- TASK TO CARRY OUT: Retype nothing except the lines below from the one with "Give me the D3.js source for this chart." through the one with "rows.forEach((r, i) =>", exactly, with images left out.

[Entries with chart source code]
==================================================
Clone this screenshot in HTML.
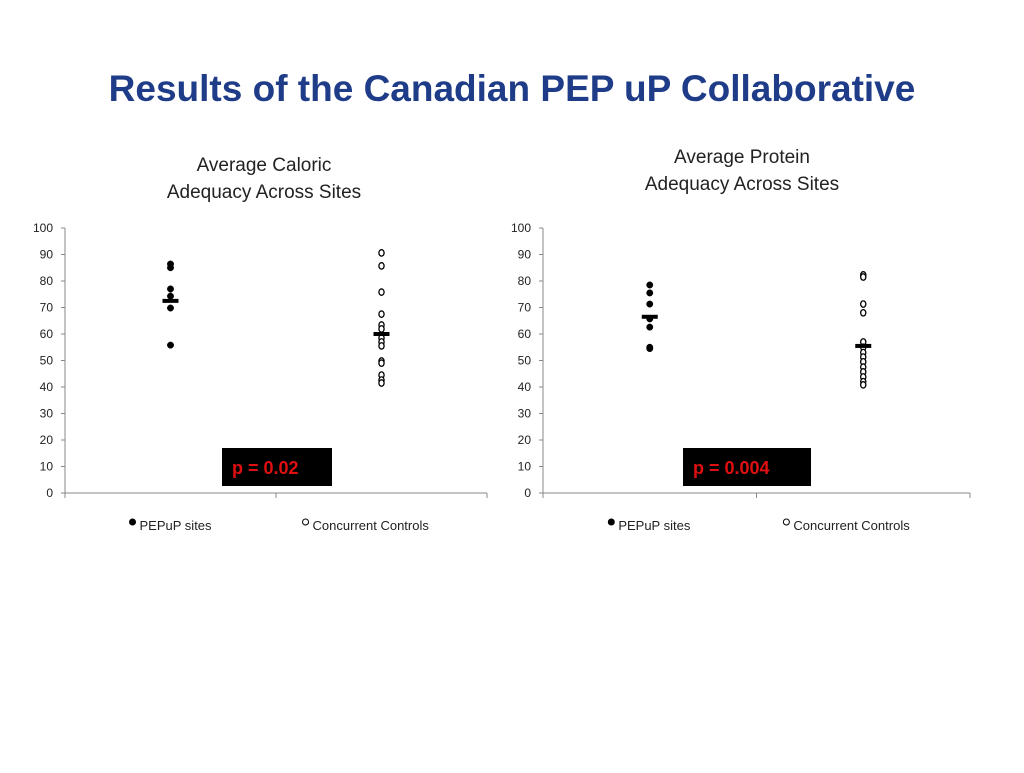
<!DOCTYPE html>
<html><head><meta charset="utf-8"><style>
body{margin:0;width:1024px;height:768px;background:#fff;font-family:"Liberation Sans",sans-serif;overflow:hidden}
</style></head><body>
<svg width="1024" height="768" font-family="Liberation Sans, sans-serif">
<text x="512" y="101" text-anchor="middle" font-size="37" font-weight="bold" fill="#1F3C88">Results of the Canadian PEP uP Collaborative</text>
<g id="c1"></g>
<g id="c2"></g>
</svg>
<script>
const categories=["PEPuP sites","Concurrent Controls"];
const yTicks=[0,10,20,30,40,50,60,70,80,90,100];
const calPep=[86.4,85,77,74.3,69.8,55.8];
const calCtl=[90.6,85.7,75.8,67.5,63.4,61.9,58.5,57,55.5,49.8,49,44.5,42.6,41.5];
const calMeans=[72.5,60];
const proPep=[78.5,75.5,71.3,65.7,62.6,55,54.5];
const proCtl=[82.3,81.5,71.3,68,57,55,53,51.3,49.5,47.5,45.7,43.8,42,40.8];
const proMeans=[66.5,55.5];
const titles=[["Average Caloric","Adequacy Across Sites"],["Average Protein","Adequacy Across Sites"]];
const pvals=["p = 0.02","p = 0.004"];
const NS="http://www.w3.org/2000/svg";
function mk(p,t,a,txt){const e=document.createElementNS(NS,t);for(const k in a)e.setAttribute(k,a[k]);if(txt!==undefined)e.textContent=txt;p.appendChild(e);return e;}
function draw(g,x0,x1,series,means,title,titleX,titleY,pv,boxX,boxW){
  const y0=493,y100=228;
  const ys=v=>y0-(v/100)*(y0-y100);
  const xs=i=>x0+(x1-x0)*(i+0.5)/categories.length;
  title.forEach((l,i)=>{const t=mk(g,"text",{x:titleX,y:titleY+i*27,"text-anchor":"middle","font-size":"19",fill:"#222"},l);
    
    });
  const ax=mk(g,"line",{x1:x0,y1:y100,x2:x0,y2:y0,stroke:"#888"});
  
  
  const bx=mk(g,"line",{x1:x0,y1:y0,x2:x1,y2:y0,stroke:"#888"});
  
  
  yTicks.forEach(v=>{mk(g,"line",{x1:x0-4,y1:ys(v),x2:x0,y2:ys(v),stroke:"#888"});
    const t=mk(g,"text",{x:x0-12,y:ys(v)+4,"text-anchor":"end","font-size":"12",fill:"#222"},v);
    
    });
  [0,1,2].forEach(i=>mk(g,"line",{x1:x0+(x1-x0)*i/2,y1:y0,x2:x0+(x1-x0)*i/2,y2:y0+5,stroke:"#888"}));
  series.forEach((s,ci)=>{s.forEach(v=>{const c=mk(g,"ellipse",{cx:xs(ci),cy:ys(v),rx:ci?2.6:3.2,ry:3.2,fill:ci?"#fff":"#000",stroke:"#000","stroke-width":ci?1.3:0.5});
    
    });});
  means.forEach((m,ci)=>{const r=mk(g,"rect",{x:xs(ci)-8,y:ys(m)-2,width:16,height:4,fill:"#000"});
    
    });
  const b=mk(g,"rect",{x:boxX,y:448,width:boxW,height:38,fill:"#000"});
  
  
  const pt=mk(g,"text",{x:boxX+10,y:474,"font-size":"18","font-weight":"bold",fill:"#e01010"},pv);
  
  
  categories.forEach((c,ci)=>{const lx=ci?x0+(x1-x0)*0.57:x0+(x1-x0)*0.16;
    mk(g,"circle",{cx:lx,cy:522,r:3,fill:ci?"#fff":"#000",stroke:"#000"});
    const t=mk(g,"text",{x:lx+7,y:530,"font-size":"13",fill:"#222"},c);
    
    });
}
draw(document.getElementById("c1"),65,487,[calPep,calCtl],calMeans,titles[0],264,171,pvals[0],222,110);
draw(document.getElementById("c2"),543,970,[proPep,proCtl],proMeans,titles[1],742,163,pvals[1],683,128);
</script>
</body></html>
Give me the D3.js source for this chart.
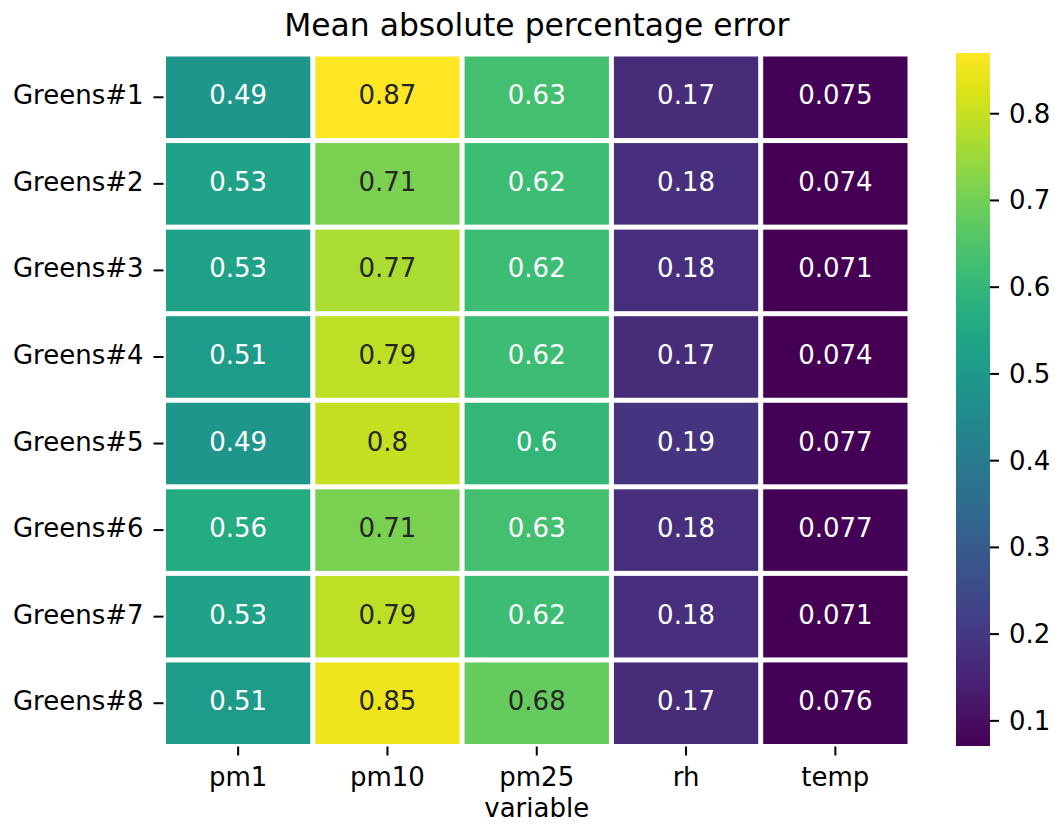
<!DOCTYPE html>
<html>
<head>
<meta charset="utf-8">
<script src="https://cdn.jsdelivr.net/npm/d3@7"></script>
<style>
  html, body { margin: 0; padding: 0; background: #fff; }
  svg { display: block; font-family: "DejaVu Sans", sans-serif; }
</style>
</head>
<body>
<svg id="chart" width="1055" height="827"></svg>
<script>
const rows = ["Greens#1","Greens#2","Greens#3","Greens#4","Greens#5","Greens#6","Greens#7","Greens#8"];
const cols = ["pm1","pm10","pm25","rh","temp"];
const pm1  = [0.49, 0.53, 0.53, 0.51, 0.49, 0.56, 0.53, 0.51];
const pm10 = [0.87, 0.71, 0.77, 0.79, 0.80, 0.71, 0.79, 0.85];
const pm25 = [0.63, 0.62, 0.62, 0.62, 0.60, 0.63, 0.62, 0.68];
const rh   = [0.17, 0.18, 0.18, 0.17, 0.19, 0.18, 0.18, 0.17];
const temp = [0.075, 0.074, 0.071, 0.074, 0.077, 0.077, 0.071, 0.076];
const labels = {
  pm1:  ["0.49","0.53","0.53","0.51","0.49","0.56","0.53","0.51"],
  pm10: ["0.87","0.71","0.77","0.79","0.8","0.71","0.79","0.85"],
  pm25: ["0.63","0.62","0.62","0.62","0.6","0.63","0.62","0.68"],
  rh:   ["0.17","0.18","0.18","0.17","0.19","0.18","0.18","0.17"],
  temp: ["0.075","0.074","0.071","0.074","0.077","0.077","0.071","0.076"]
};
const cbarTicks = [0.1, 0.2, 0.3, 0.4, 0.5, 0.6, 0.7, 0.8];
const title = "Mean absolute percentage error";
const xLabel = "variable";

const series = {pm1, pm10, pm25, rh, temp};
const cells = [];
rows.forEach((r, i) => cols.forEach(c => cells.push({row: r, col: c, value: series[c][i], label: labels[c][i]})));

const allVals = cells.map(d => d.value);
const vmin = d3.min(allVals), vmax = d3.max(allVals);

const svg = d3.select("#chart");
const ax = {left: 163.5, right: 910, top: 54, bottom: 746.5};
const gap = 5;

const x = d3.scaleBand().domain(cols).range([ax.left, ax.right]);
const y = d3.scaleBand().domain(rows).range([ax.top, ax.bottom]);
const color = d3.scaleSequential(d3.interpolateViridis).domain([vmin, vmax]);

function lum(c) {
  const rgb = d3.rgb(c);
  const f = v => { v /= 255; return v <= 0.03928 ? v / 12.92 : Math.pow((v + 0.055) / 1.055, 2.4); };
  return 0.2126 * f(rgb.r) + 0.7152 * f(rgb.g) + 0.0722 * f(rgb.b);
}

const fs = 26;
const g = svg.append("g");
g.selectAll("rect.cell").data(cells).join("rect")
  .attr("class", "cell")
  .attr("x", d => x(d.col) + gap / 2)
  .attr("y", d => y(d.row) + gap / 2)
  .attr("width", x.bandwidth() - gap)
  .attr("height", y.bandwidth() - gap)
  .attr("fill", d => color(d.value));

g.selectAll("text.ann").data(cells).join("text")
  .attr("class", "ann")
  .attr("x", d => x(d.col) + x.bandwidth() / 2)
  .attr("y", d => y(d.row) + y.bandwidth() / 2 + 7)
  .attr("text-anchor", "middle")
  .attr("font-size", fs)
  .attr("fill", d => lum(color(d.value)) > 0.408 ? "#262626" : "#ffffff")
  .text(d => d.label);

// Y axis
const yAxis = svg.append("g");
rows.forEach(r => {
  const cy = y(r) + y.bandwidth() / 2;
  yAxis.append("line").attr("x1", ax.left - 10).attr("x2", ax.left).attr("y1", cy).attr("y2", cy)
    .attr("stroke", "#000").attr("stroke-width", 2);
  yAxis.append("text").attr("x", ax.left - 20).attr("y", cy + 7)
    .attr("text-anchor", "end").attr("font-size", fs).attr("fill", "#000").text(r);
});

// X axis
const xAxis = svg.append("g");
cols.forEach(c => {
  const cx = x(c) + x.bandwidth() / 2;
  xAxis.append("line").attr("x1", cx).attr("x2", cx).attr("y1", ax.bottom).attr("y2", ax.bottom + 9)
    .attr("stroke", "#000").attr("stroke-width", 2);
  xAxis.append("text").attr("x", cx).attr("y", 786)
    .attr("text-anchor", "middle").attr("font-size", fs).attr("fill", "#000").text(c);
});
svg.append("text").attr("x", (ax.left + ax.right) / 2).attr("y", 817)
  .attr("text-anchor", "middle").attr("font-size", fs).attr("fill", "#000").text(xLabel);

// Title
svg.append("text").attr("x", (ax.left + ax.right) / 2).attr("y", 36)
  .attr("text-anchor", "middle").attr("font-size", 31.4).attr("fill", "#000").text(title);

// Colorbar
const cb = {left: 956, right: 990, top: 53, bottom: 746};
const cy = d3.scaleLinear().domain([vmin, vmax]).range([cb.bottom, cb.top]);
const defs = svg.append("defs");
const grad = defs.append("linearGradient").attr("id", "cbgrad")
  .attr("x1", 0).attr("y1", 1).attr("x2", 0).attr("y2", 0);
d3.range(0, 1.0001, 0.02).forEach(t => {
  grad.append("stop").attr("offset", t).attr("stop-color", d3.interpolateViridis(t));
});
svg.append("rect").attr("x", cb.left).attr("y", cb.top)
  .attr("width", cb.right - cb.left).attr("height", cb.bottom - cb.top)
  .attr("fill", "url(#cbgrad)");
const cbAxis = svg.append("g");
cbarTicks.forEach(t => {
  const ty = cy(t);
  cbAxis.append("line").attr("x1", cb.right).attr("x2", cb.right + 9).attr("y1", ty).attr("y2", ty)
    .attr("stroke", "#000").attr("stroke-width", 2);
  cbAxis.append("text").attr("x", cb.right + 19).attr("y", ty + 9)
    .attr("font-size", fs).attr("fill", "#000").text(d3.format(".1f")(t));
});
</script>
</body>
</html>
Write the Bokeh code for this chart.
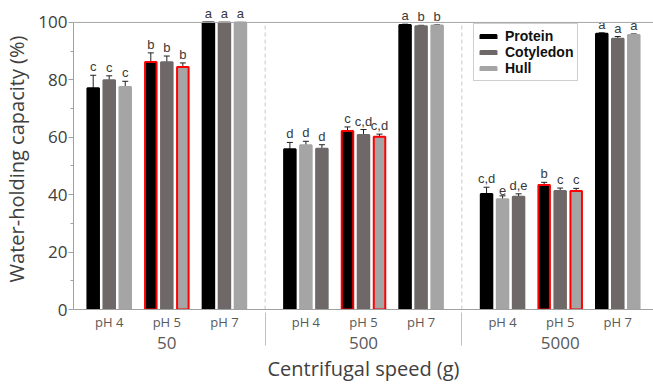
from bokeh.plotting import figure
from bokeh.models import (FactorRange, ColumnDataSource, Whisker, LabelSet, Span,
                          Legend, LegendItem, TeeHead, FixedTicker)
from bokeh.embed import file_html
from bokeh.resources import INLINE
from bokeh.core.properties import value

speeds = ["50", "500", "5000"]
phs = ["pH 4", "pH 5", "pH 7"]
materials = ["Protein", "Cotyledon", "Hull"]

# values in order: (50,pH4),(50,pH5),(50,pH7),(500,pH4),...,(5000,pH7)
protein = [77.1, 86.2, 100.0, 55.8, 62.2, 99.1, 40.2, 43.4, 96.1]
protein_err = [4.5, 3.2, 0.0, 2.4, 1.4, 0.3, 2.4, 0.9, 0.3]
protein_letters = ["c", "b", "a", "d", "c", "a", "c,d", "b", "a"]
cotyledon = [79.9, 86.1, 100.0, 56.0, 60.8, 98.7, 39.3, 41.3, 94.3]
cotyledon_err = [1.5, 2.2, 0.0, 1.4, 1.9, 0.3, 1.0, 1.0, 0.8]
cotyledon_letters = ["c", "b", "a", "d", "c,d", "b", "d,e", "c", "a"]
hull = [77.5, 84.5, 100.0, 57.2, 60.2, 98.9, 38.4, 41.3, 95.6]
hull_err = [2.0, 1.4, 0.0, 1.4, 0.9, 0.3, 1.2, 0.9, 0.4]
hull_letters = ["c", "b", "a", "d", "c,d", "b", "e", "c", "a"]
y_ticks = [0, 20, 40, 60, 80, 100]
y_minor = [10, 30, 50, 70, 90]

# groups where the hull bar is drawn before the cotyledon bar
swapped = [("500", "pH 4"), ("5000", "pH 4")]
# bars with red outline
highlighted = [("pH 5", "Protein"), ("pH 5", "Hull")]

colors = {"Protein": "#000000", "Cotyledon": "#6e6968", "Hull": "#a5a5a5"}
series = {"Protein": (protein, protein_err, protein_letters),
          "Cotyledon": (cotyledon, cotyledon_err, cotyledon_letters),
          "Hull": (hull, hull_err, hull_letters)}

GROUP_PAD = 0.414
PITCH = 0.278
BAR_W = 0.2
Y_TOP = 104.86

factors = [(s, ph) for s in speeds for ph in phs]
x_range = FactorRange(*factors, group_padding=GROUP_PAD, factor_padding=0.0,
                      range_padding=0.12, range_padding_units="absolute")

p = figure(width=653, height=384, x_range=x_range, y_range=(0, Y_TOP),
           output_backend="svg", toolbar_location=None,
           min_border_left=73, min_border_right=0, min_border_top=8, min_border_bottom=0)
p.outline_line_color = None
p.xgrid.grid_line_color = None
p.ygrid.grid_line_color = None

items = []
for m in materials:
    vals, errs, lets = series[m]
    xs, tops, lows, ups, lcol = [], [], [], [], []
    i = 0
    for s in speeds:
        for ph in phs:
            order = ["Protein", "Hull", "Cotyledon"] if (s, ph) in swapped else materials
            off = (order.index(m) - 1) * PITCH
            xs.append((s, ph, off))
            tops.append(vals[i])
            lows.append(vals[i] - errs[i])
            ups.append(vals[i] + errs[i])
            lcol.append("#ff0000" if (ph, m) in highlighted else colors[m])
            i += 1
    src = ColumnDataSource(dict(x=xs, top=tops, lower=lows, upper=ups, lc=lcol, lab=lets))
    r = p.vbar(x="x", top="top", width=BAR_W, source=src, fill_color=colors[m],
               line_color="lc", line_width=2)
    items.append(LegendItem(label=m, renderers=[r]))
    w = Whisker(base="x", lower="lower", upper="upper", source=src,
                line_color="#202020", line_width=1,
                upper_head=TeeHead(size=6, line_color="#202020", line_width=1),
                lower_head=TeeHead(size=6, line_color="#202020", line_width=1))
    p.add_layout(w)
    ls = LabelSet(x="x", y="upper", text="lab", source=src, text_align="center",
                  text_baseline="bottom", y_offset=1, text_font=value("Liberation Sans"),
                  text_font_size="13px", text_color="#383838")
    p.add_layout(ls)

# group dividers (dashed, in the plot area)
div_x = [(speeds[k], phs[-1], 0.5 + GROUP_PAD / 2) for k in range(len(speeds) - 1)]
p.segment(x0=div_x, x1=div_x, y0=[0] * len(div_x), y1=[100] * len(div_x),
          line_color="#c8c8c8", line_dash="4 3", line_width=1)

p.add_layout(Span(location=100, dimension="width", line_color="#a6a6a6", line_width=1))

legend = Legend(items=items, location=(400, 228), border_line_color="#a0a0a0",
                label_text_font="Liberation Sans", label_text_font_style="bold",
                label_text_font_size="14px", label_text_color="#111111",
                glyph_width=20, glyph_height=5,
                label_height=12, spacing=0, padding=4, margin=0, label_standoff=7)
p.add_layout(legend)

# y axis
ya = p.yaxis[0]
ya.bounds = (0, 100)
ya.ticker = FixedTicker(ticks=y_ticks, minor_ticks=y_minor)
ya.axis_label = "Water-holding capacity (%)"
ya.axis_label_text_font = "Open Sans"
ya.axis_label_text_font_style = "normal"
ya.axis_label_text_font_size = "20px"
ya.axis_label_text_color = "#404040"
ya.axis_label_standoff = 5
ya.major_label_text_font = "Open Sans"
ya.major_label_text_font_size = "17px"
ya.major_label_text_color = "#404040"
ya.major_label_standoff = 1
ya.axis_line_color = "#a0a0a0"
ya.major_tick_line_color = "#a0a0a0"
ya.minor_tick_line_color = "#a0a0a0"
ya.major_tick_in = 0
ya.major_tick_out = 5
ya.minor_tick_in = 0
ya.minor_tick_out = 3

# x axis
xa = p.xaxis[0]
xa.axis_label = "Centrifugal speed (g)"
xa.axis_label_text_font = "Open Sans"
xa.axis_label_text_font_style = "normal"
xa.axis_label_text_font_size = "20px"
xa.axis_label_text_color = "#404040"
xa.axis_label_standoff = 3
xa.major_label_text_font = "Open Sans"
xa.major_label_text_font_size = "13px"
xa.major_label_text_color = "#595959"
xa.major_label_standoff = 3
xa.group_text_font = "Open Sans"
xa.group_text_font_size = "17px"
xa.group_text_font_style = "normal"
xa.group_text_color = "#595959"
xa.axis_line_color = "#a0a0a0"
xa.major_tick_line_color = None
xa.major_tick_out = 0
xa.major_tick_in = 0
xa.minor_tick_line_color = None
xa.separator_line_color = "#c0c0c0"
xa.separator_line_width = 1

open("out.html", "w").write(file_html(p, INLINE))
==================================================
- OUTPUT BELOW:
Give me the D3.js source for this chart.
<!DOCTYPE html>
<html>
<head>
<meta charset="utf-8">
<script src="https://cdn.jsdelivr.net/npm/d3@7"></script>
<style>
  html, body { margin: 0; padding: 0; background: #fff; }
  svg { display: block; font-family: "DejaVu Sans", sans-serif; }
</style>
</head>
<body>
<svg id="chart" width="1055" height="827"></svg>
<script>
const rows = ["Greens#1","Greens#2","Greens#3","Greens#4","Greens#5","Greens#6","Greens#7","Greens#8"];
const cols = ["pm1","pm10","pm25","rh","temp"];
const pm1  = [0.49, 0.53, 0.53, 0.51, 0.49, 0.56, 0.53, 0.51];
const pm10 = [0.87, 0.71, 0.77, 0.79, 0.80, 0.71, 0.79, 0.85];
const pm25 = [0.63, 0.62, 0.62, 0.62, 0.60, 0.63, 0.62, 0.68];
const rh   = [0.17, 0.18, 0.18, 0.17, 0.19, 0.18, 0.18, 0.17];
const temp = [0.075, 0.074, 0.071, 0.074, 0.077, 0.077, 0.071, 0.076];
const labels = {
  pm1:  ["0.49","0.53","0.53","0.51","0.49","0.56","0.53","0.51"],
  pm10: ["0.87","0.71","0.77","0.79","0.8","0.71","0.79","0.85"],
  pm25: ["0.63","0.62","0.62","0.62","0.6","0.63","0.62","0.68"],
  rh:   ["0.17","0.18","0.18","0.17","0.19","0.18","0.18","0.17"],
  temp: ["0.075","0.074","0.071","0.074","0.077","0.077","0.071","0.076"]
};
const cbarTicks = [0.1, 0.2, 0.3, 0.4, 0.5, 0.6, 0.7, 0.8];
const title = "Mean absolute percentage error";
const xLabel = "variable";

const series = {pm1, pm10, pm25, rh, temp};
const cells = [];
rows.forEach((r, i) => cols.forEach(c => cells.push({row: r, col: c, value: series[c][i], label: labels[c][i]})));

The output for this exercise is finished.